От бомбежек со временем не прятались, привыкли. Но документы всегда носили с собой. На крыше дома дежурили по очереди, сбрасывали зажигалки. Мама часто подменяла ослабших соседей. А позже ездила рыть окопы.
Напротив дома упал снаряд и долго торчал, не разорвавшийся, потом это место сровняли. Местные жители говорили, что снаряд так и остался там, в земле. Я в это верила и верю сейчас, ведь все, о чем пишу, я узнала со слов очевидцев.
Мама помнила, как по Садовой (улица 3-го Июля) вели пленных немцев, и как еще не окрепшие от голода и горя женщины, отдавали им свой хлеб.

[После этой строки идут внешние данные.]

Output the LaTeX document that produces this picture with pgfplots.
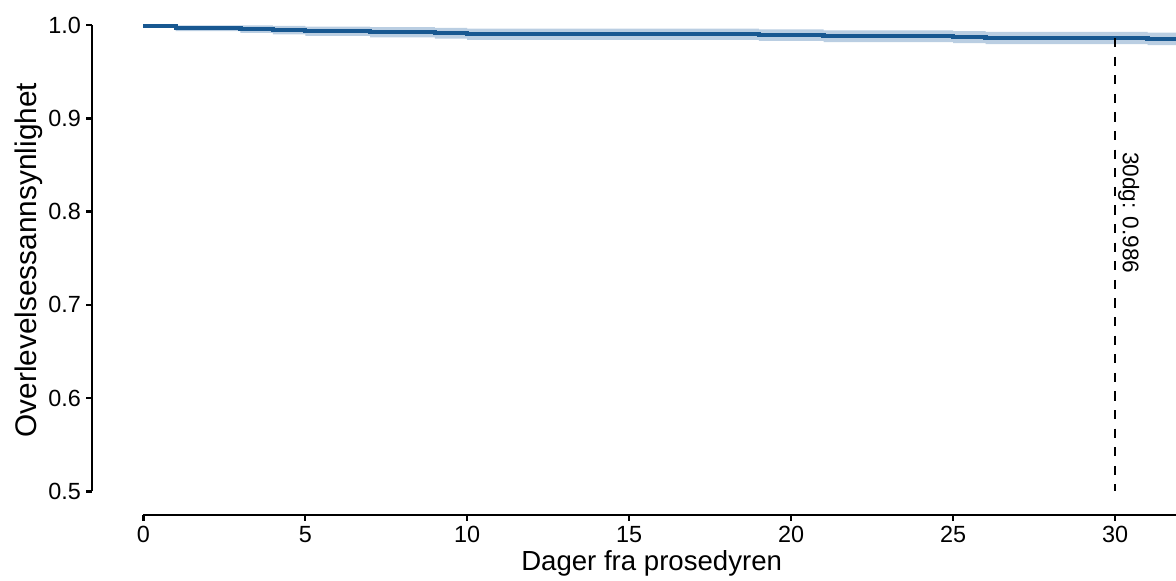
\documentclass[border=0pt]{standalone}
\usepackage{fontspec}
\setmainfont{Liberation Sans}
\usepackage{pgfplots}
\usepackage{pgfplotstable}
\pgfplotsset{compat=1.18}
\usepgfplotslibrary{fillbetween}

\definecolor{kmline}{RGB}{24,88,145}
\definecolor{kmband}{RGB}{186,206,226}

% Kaplan-Meier: tid, overlevelse, nedre og ovre konfidensgrense
\pgfplotstableread{
t     S       lo      up
0     0.9990  0.9980  1.0000
1     0.9965  0.9935  0.9995
3     0.9955  0.9915  0.9995
4     0.9945  0.9900  0.9990
5     0.9933  0.9883  0.9983
7     0.9922  0.9867  0.9977
9     0.9912  0.9854  0.9970
10    0.9901  0.9841  0.9961
19    0.9891  0.9829  0.9953
21    0.9880  0.9817  0.9943
25    0.9870  0.9805  0.9935
26    0.9860  0.9794  0.9926
31    0.9852  0.9785  0.9919
32    0.9852  0.9785  0.9919
}\kmdata

\begin{document}
\begin{tikzpicture}
\begin{axis}[
  at={(0,0)}, anchor=south west,
  scale only axis,
  width=542pt, height=257.5pt,
  xmin=-1.584, xmax=31.88,
  ymin=0.4748, ymax=1.0268,
  clip=false,
  axis lines*=left,
  axis line style={draw=none},
  xtick={0,5,...,30},
  ytick={0.5,0.6,0.7,0.8,0.9,1.0},
  yticklabel style={/pgf/number format/fixed,/pgf/number format/zerofill,
    /pgf/number format/precision=1, inner sep=2.6pt},
  xticklabel style={inner sep=2.6pt},
  /pgf/number format/assume math mode=true,
  tick label style={font=\fontsize{11.7}{13}\selectfont, black},
  tick align=outside,
  major tick length=2.8pt,
  tick style={black, line width=1.2pt},
  xlabel={Dager fra prosedyren},
  ylabel={Overlevelsessannsynlighet},
  xlabel style={at={(axis description cs:0.5163,-0.1068)}, anchor=base,
    font=\fontsize{13.8}{15}\selectfont},
  ylabel style={at={(axis description cs:-0.0512,0.495)}, anchor=base,
    font=\fontsize{14.9}{16}\selectfont},
]
% aksestreker
\draw[line width=1.2pt] (axis cs:-1.584,0.5) -- (axis cs:-1.584,1.0);
\draw[line width=1.2pt] (axis cs:0,0.4748) -- (axis cs:31.88,0.4748);

\addplot[name path=up, const plot, draw=none] table[x=t, y=up] {\kmdata};
\addplot[name path=lo, const plot, draw=none] table[x=t, y=lo] {\kmdata};
\addplot[kmband, fill=kmband, draw=none] fill between[of=up and lo];
\addplot[const plot, kmline, line width=2.2pt] table[x=t, y=S] {\kmdata};

\addplot[black, line width=1.1pt, dash pattern=on 4.6pt off 4.7pt]
  coordinates {(30,0.986) (30,0.5)};
\node[rotate=-90, anchor=base, font=\fontsize{11.3}{13}\selectfont]
  at (axis cs:30.24,0.7987) {30dg: 0.986};
\end{axis}
\pgfresetboundingbox
\useasboundingbox (-46pt,-32.5pt) rectangle (542pt,257.5pt);
\end{tikzpicture}
\end{document}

И она носила сигареты, ей уже на паек они были положены.
На фото – сентябрь 1943 года, маме 15 лет, бабушке только 39. Лица светлые, ведь самая страшная блокадная зима 1942 года пережита. Но какой отпечаток она оставила на их лицах, душе, сердце.
Грачёвы
После войны, в опустевшую квартиру стали съезжаться новые жильцы. Рядом в комнату поселился военнослужащий с женой. Он только что вернулся из Германии, вероятно там работал какое-то время. Они привезли необычную мебель. Женщина была модно по-европейски одета и у нее была красивая немецкая кукла, она звала ее Эльза. Даже я запомнила эту куклу.
Уже много лет прошло после войны, мы жили на другой стороне Фонтанки, шли к бабушке через Египетский мост, и я, помню, видела своими глазами, как вдоль моста стояли и просили милостыню – инвалиды войны без ног, с наградами на груди. Впоследствии их всех из города, переселили на закрытую территорию острова Валаам.
А теперь, проезжая мимо дома 2 на Усачёвом переулке (сейчас пер. Макаренко), всегда преклоняюсь перед ним и его жителями и прошу поддержки в трудных жизненных ситуациях.
Я отношусь к тому поколению, кто еще разговаривал и видел участников и очевидцев того времени, поэтому описала все по их рассказам.
Ирина Георгиевна Деркаченко
Игры со смертью
…Когда началась война, жительнице деревни Дьяково – Ольге Фёдоровне Тынковой – исполнился 41 год. Она была счастливой матерью: вдвоем с мужем, Андреем Нефёдовичем, растила восьмерых детей. Старшей дочери Наде было 15 лет, самой младшей Оле – всего пять месяцев. Разве думали родители, какое тяжкое испытание выпадет на их долю.
В октябре в Дьякове появились немцы. Они заходили в дома, отбирали у мирных жителей домашнюю живность, продукты. С первого дня оккупации тревога за детей прочно поселилась в материнском сердце. В постоянном страхе шли дни, недели…
Вечером 24 декабря 1941 года к Дьякову подо шли наши войска. Это были передовые части 18-й кавалерийской дивизии. Фашисты забеспокоились, стали спешно укрепляться. «Теперь уже недолго вам хозяйничать», – думала Ольга Фёдоровна, следя за действиями гитлеровцев.
На следующий день на помощь нашей кавалерии подошли пехота, танки. Решительным ударом фашисты были выбиты из деревни. Со слезами на глазах обнимали дьяковцы своих освободителей. Из убежищ возвращались в свои дома, начали топить печи, готовить пищу. Бой откатился на запад, к Озерецкому. И вдруг – звуки его стали ближе, громче. На улицах Дьякова стали рваться снаряды, мины, со свистом проносились осколки. Жители деревни торопливо одевали детей, хватали узелки с едой и снова бежали в укрытия. Лишь позднее они узнали, что фашисты бросили в бой резервы и потеснили наши наступающие части. Целых три часа длилось сражение на дьяковских улицах. Рвались снаряды, горели наши и немецкие танки, кипели рукопашные схватки – ничего этого Ольга Фёдоровна не видела: она сидела в убежище, прижимая к себе перепуганных детей.